The virtual reality experience was developed using Unreal Engine. Creating this experience in a game engine allowed the ability to create real-time interactions and conversations. The experience streams in Mikey and Donnie puppets by using NewTek NDI Technology. NDI allows streaming of large video files over a shared network. The Mikey and Donnie puppets were created and are driven live using Adobe Character Animator. MIDI Keyboards, with mapped animation cycles, are used to trigger the various poses Mikey and Donnie can do. These MIDI Keyboards are puppeted live during the interviews. NDI allows the puppets to be streamed out of Adobe Character Animator, and picked up by various other machines which use these live animations for the experience and compositing.
Mikey and Donnie in Nickelodeon's Rise of the Teenage Mutant Ninja Turtles VR Interview Experience.
As the user stands in front of a green screen, they are composited into the New York City rooftop, with a Nickelodeon character avatar head as their head. To maintain performance for the VR viewer and to create high-quality outputs, compositing was accomplished by having a network spectator version of the experience. This spectator version separates foreground and background layers, which are picked up over NDI. These layers are then surfaced in Resolume and real-time composited with the live action footage. That final composition is sent out of Resolume via NDI.
The final composition of the live action footage, the POV of the VR player, and close-up and wide-angle shots of the two Turtles are all recorded with a TriCaster. The TriCaster allows for real-time editing as the interview is occurring with the ability to hand off ISO records and the final program edit to journalists upon completion of the interview on a thumb drive.
We used a combination of 2D planes for background elements and CG meshes in the foreground to get correct perspective for the VR viewer. In order to replicate the 2D look in a 3D space, we adopted a workflow for taking deformed meshes from Maya into UE4 until we felt that we had captured the correct pushed, warped perspective for a stylized hand-drawn environment. Back in Maya, from the VR player’s POV we projected flat planes on the background geometry and painted textures on those flat UVs using the actual Photoshop brushes from the show. This perfectly captured the hand-drawn, painted style of the backgrounds.
Does this experience use similar technology to the Nickelodeon experience created for Imax VR centers?
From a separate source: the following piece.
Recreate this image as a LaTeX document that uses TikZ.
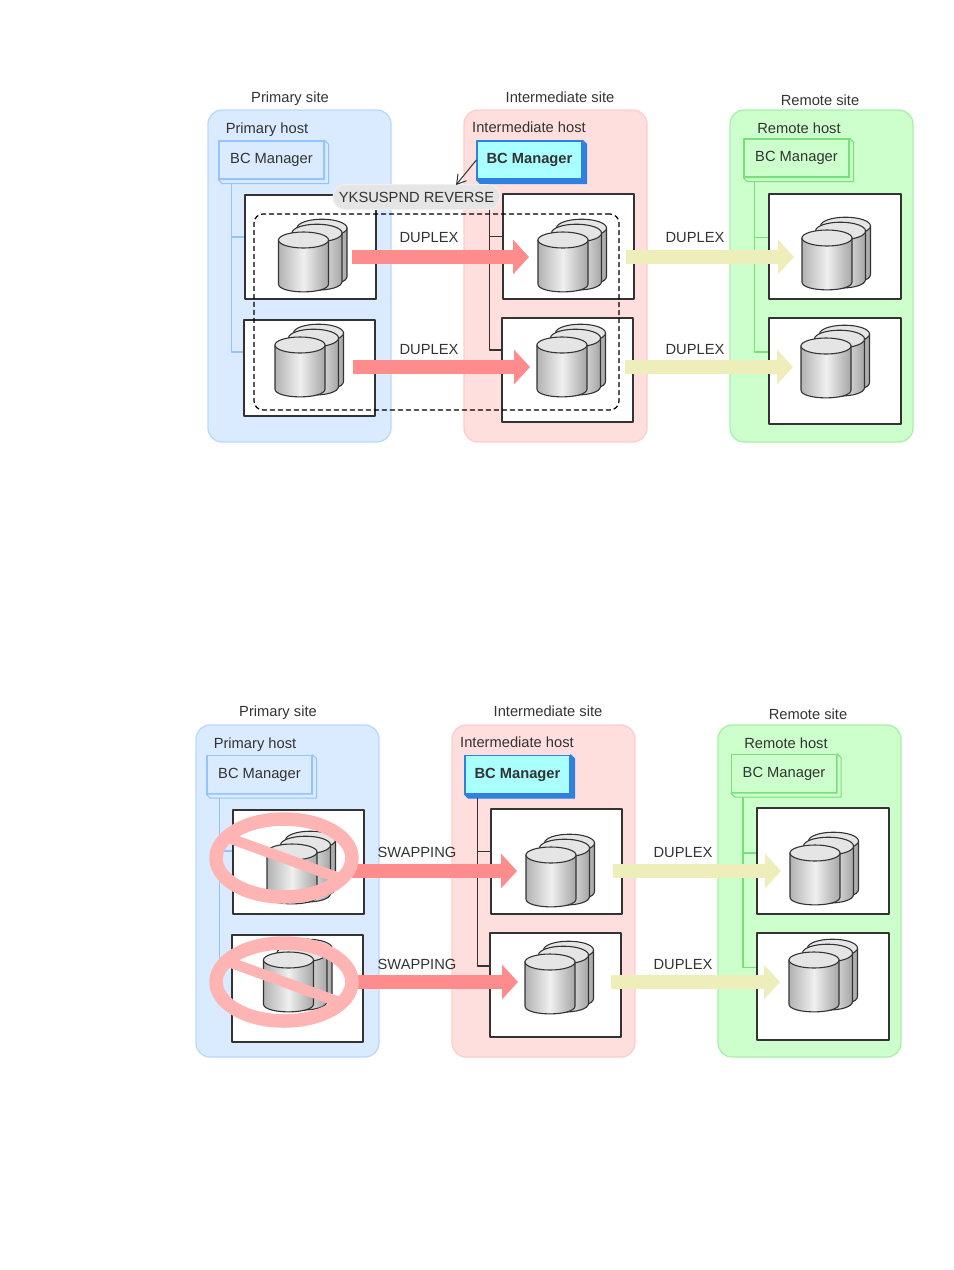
\documentclass[tikz,border=0pt]{standalone}
\usepackage{fontspec}
\setmainfont{Liberation Sans}
\usetikzlibrary{arrows.meta,shapes.geometric}
\definecolor{inkgray}{HTML}{333333}
\definecolor{blueback}{HTML}{DAEAFF}
\definecolor{blueline}{HTML}{B8D9FF}
\definecolor{bluewire}{HTML}{93C4FF}
\definecolor{pinkback}{HTML}{FFDEDE}
\definecolor{pinkline}{HTML}{FFCCCC}
\definecolor{greenback}{HTML}{CCFFCC}
\definecolor{greenline}{HTML}{A8F0A8}
\definecolor{greenwire}{HTML}{78E078}
\definecolor{cyanback}{HTML}{AAFFFF}
\definecolor{cyanline}{HTML}{2F80E0}
\definecolor{redflow}{HTML}{FF8C8C}
\definecolor{yellowflow}{HTML}{EEEEBB}
\definecolor{forbidcol}{HTML}{FFB4B4}
\tikzset{
	txt/.style={font=\fontsize{14.7bp}{17bp}\selectfont, text=inkgray, inner sep=0pt, text height=10.6bp, text depth=0pt},
	sitebox/.style={rounded corners=14bp, line width=1.3bp, minimum width=183bp, minimum height=332bp, inner sep=0pt},
	storebox/.style={draw=inkgray, fill=white, line width=1.3bp, inner sep=0pt},
	bcbase/.style={txt, text depth=3.1bp, line width=1.3bp, minimum width=105bp, minimum height=38bp, inner sep=0pt},
	bcblue/.style={bcbase, draw=bluewire, fill=blueback},
	bcgreen/.style={bcbase, draw=greenwire, fill=greenback},
	bccyan/.style={bcbase, font=\fontsize{14.7bp}{17bp}\selectfont\bfseries, draw=cyanline, fill=cyanback},
	flowred/.style={line cap=butt, line width=14bp, draw=redflow, -{Triangle[length=16bp,width=34bp]}},
	flowyellow/.style={line cap=butt, line width=14bp, draw=yellowflow, -{Triangle[length=16bp,width=34bp]}},
	wireb/.style={draw=bluewire, line width=1.5bp},
	wirep/.style={draw=inkgray, line width=1.3bp},
	wireg/.style={draw=greenwire, line width=1.5bp},
	forbid/.style={ellipse, draw=forbidcol, line width=13.5bp, minimum width=136bp, minimum height=78bp, inner sep=0pt},
	onedisk/.pic={
		\draw[draw=inkgray, line width=1.1bp, left color=black!30, right color=black!35, middle color=black!6]
		(-25,0) -- (-25,44) .. controls (-25,54.5) and (25,54.5) .. (25,44) -- (25,0) -- cycle;
		\draw[draw=inkgray, line width=1.1bp, fill=black!10] (0,0) ellipse (25 and 8);
	},
	diskstack/.pic={
		\pic[yscale=1.1] at (18.5,-12) {onedisk};
		\pic[yscale=1.1] at (13.5,-7) {onedisk};
		\pic at (0,0) {onedisk};
	}
}
\begin{document}
\begin{tikzpicture}[x=1bp, y=-1bp, line join=round]
	\useasboundingbox (0,0) rectangle (954,1270);
	% sites
	\foreach \n/\x/\y/\f/\d in {SPa/299.5/276/blueback/blueline, SIa/555.5/276/pinkback/pinkline, SRa/821.5/276/greenback/greenline,
		SPb/287.5/891/blueback/blueline, SIb/543.5/891/pinkback/pinkline, SRb/809.5/891/greenback/greenline}
	\node[sitebox, fill=\f, draw=\d] (\n) at (\x,\y) {};
	% captions
	\foreach \n/\x/\y/\t in {a/290/97/Primary site, b/560/97/Intermediate site, c/820/100/Remote site,
		d/267/128/Primary host, e/529/127.5/Intermediate host, f/799/128/Remote host,
		g/278/711/Primary site, h/548/711/Intermediate site, i/808/714/Remote site,
		j/255/743/Primary host, k/517/742/Intermediate host, l/786/743/Remote host,
		m/429/237/DUPLEX, n/429/349/DUPLEX, o/695/237/DUPLEX, p/695/349/DUPLEX,
		q/417/852/SWAPPING, r/417/964/SWAPPING, s/683/852/DUPLEX, t/683/964/DUPLEX}
	\node[txt] (cap\n) at (\x,\y) {\t};
	% managers
	\node[bcblue] (BPa) at (271.5,160) {BC Manager};
	\node[bccyan] (BIa) at (529.5,160) {BC Manager};
	\node[bcgreen] (BRa) at (796.5,158) {BC Manager};
	\node[bcblue] (BPb) at (259.5,774.5) {BC Manager};
	\node[bccyan] (BIb) at (517.5,774.5) {BC Manager};
	\node[bcgreen] (BRb) at (784,773.5) {BC Manager};
	\foreach \n/\f/\d in {BPa/blueback/bluewire, BIa/cyanline/cyanline, BRa/greenback/greenwire,
		BPb/blueback/bluewire, BIb/cyanline/cyanline, BRb/greenback/greenwire}
	\draw[fill=\f, draw=\d, line width=1.1bp] (\n.north east)--([shift={(4bp,-4bp)}]\n.north east)--([shift={(4bp,-4bp)}]\n.south east)
	--([shift={(4bp,-4bp)}]\n.south west)--(\n.south west)--(\n.south east)--cycle;
	% storage
	\foreach \n/\x/\y/\w/\h in {Pa/310.5/247/131/104, Pb/309.5/368/131/96, Ia/568.5/246.5/131/105, Ib/567.5/370/131/104, Ra/835/246.5/132/105, Rb/835/371/132/106,
		Pc/298.5/862/131/104, Pd/297.5/988.5/131/107, Ic/556.5/861.5/131/105, Id/555.5/985/131/104, Rc/823/861/132/106, Rd/823/986.5/132/107}
	\node[storebox, minimum width=\w bp, minimum height=\h bp] (\n) at (\x,\y) {};
	% links
	\foreach \bc/\u/\v/\dx/\ua/\va/\st in {BPa/Pa/Pb/13/10/16/wireb, BIa/Ia/Ib/13/10/20/wirep, BRa/Ra/Rb/11/9/19/wireg,
		BPb/Pc/Pd/13/11/23/wireb, BIb/Ic/Id/13/10/19/wirep, BRb/Rc/Rd/12/8/19/wireg}
	\draw[\st] ([xshift=\dx bp, yshift=-4bp]\bc.south west) |- ([yshift=\ua bp]\u.west)
	([xshift=\dx bp, yshift=-4bp]\bc.south west) |- ([yshift=\va bp]\v.west);
	% disks
	\foreach \x/\y in {303.5/240, 300/345, 563/240, 562/345, 827/238, 826/346,
		292/852, 288.5/960, 551/855, 550/962, 815/853, 814/960}
	\pic at (\x,\y) {diskstack};
	% flows
	\path
	(352,257) coordinate (ra) (529,257) coordinate (rb)
	(353,367) coordinate (rc) (530,367) coordinate (rd)
	(626,257) coordinate (ya) (794,257) coordinate (yb)
	(625,367) coordinate (yc) (793,367) coordinate (yd)
	(352,871) coordinate (re) (517,871) coordinate (rf)
	(355,982) coordinate (rg) (518,982) coordinate (rh)
	(613,871) coordinate (ye) (781,871) coordinate (yf)
	(611,982) coordinate (yg) (780,982) coordinate (yh)
	(456,185) coordinate (tipcmd)
	;
	\foreach \s/\e in {ra/rb, rc/rd, re/rf, rg/rh}
	\draw[flowred] (\s)--(\e);
	\foreach \s/\e in {ya/yb, yc/yd, ye/yf, yg/yh}
	\draw[flowyellow] (\s)--(\e);
	% pair group and command
	\node[draw=black, dash pattern=on 5bp off 3bp, line width=1.2bp, rounded corners=9bp, minimum width=365bp, minimum height=196bp, inner sep=0pt] (group) at (436.5,312) {};
	\node[txt, fill=black!10, draw=black!6, line width=1bp, rounded corners=12bp, minimum width=167bp, minimum height=25bp] (cmd) at (416.5,197) {YKSUSPND REVERSE};
	\draw[-{Straight Barb[length=9bp,width=11bp]}, draw=inkgray, line width=1bp] (BIa.west) -- (tipcmd);
	% stopped primary volumes
	\node[forbid] (noa) at (284,858) {};
	\node[forbid] (nob) at (284,982) {};
	\draw[draw=forbidcol, line width=10.5bp, shorten <=6bp, shorten >=6bp] (noa.160)--(noa.-20);
	\draw[draw=forbidcol, line width=10.5bp, shorten <=6bp, shorten >=6bp] (nob.160)--(nob.-20);
\end{tikzpicture}
\end{document}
How is this Comic-Con experience an extension of that technology?
We were able to merge a lot of our code for how we handle VR pawns and VoIP along with some of our CG avatar assets we created for SlimeZone VR into the Turtles experience.
Why did you choose to build this experience in Unreal Engine?
We’ve had a lot of success rapidly going from prototypes to fully functional builds in UE4. The knowledge we’ve acquired for authoring VR in UE4 mixed with the ability to mock-up ideas in Blueprints allows us to iterate quickly and gives us freedom to focus on creating cool things.
Which version of UE did you use, and was there frequent use of any favorite UE features?
We used 4.19. Since our development tends to be experimental and cycles are short, we are pretty aggressive about updating to the latest version of the engine. We relied heavily on NewTek’s NDI plugin with alpha support for streaming video onto UE4 materials.
Did the animators from the series collaborate with the creators of the VR interview activation for Comic-Con?
We worked closely with the creators and the animation team to bring the look of the show and the animation style into the VR experience. A lot of attention was spent on getting the 2D look to translate to VR.
What was the biggest challenge in pulling this off?
The live aspect, with synced audio/video/game sources, which required a network of machines all sending and receiving data to each other, that had to be trucked from our studio in Burbank and built on-site at Comic-Con required a lot of pre-planning.
How are the production considerations different when designing a VR experience that requires live updates on the fly?
This was a hybrid of animation, game development, live-action performers, puppeteers, virtual cinema photography techniques, on location in a live-broadcast setting. It was everything rolled into one, and like nothing we had ever done before!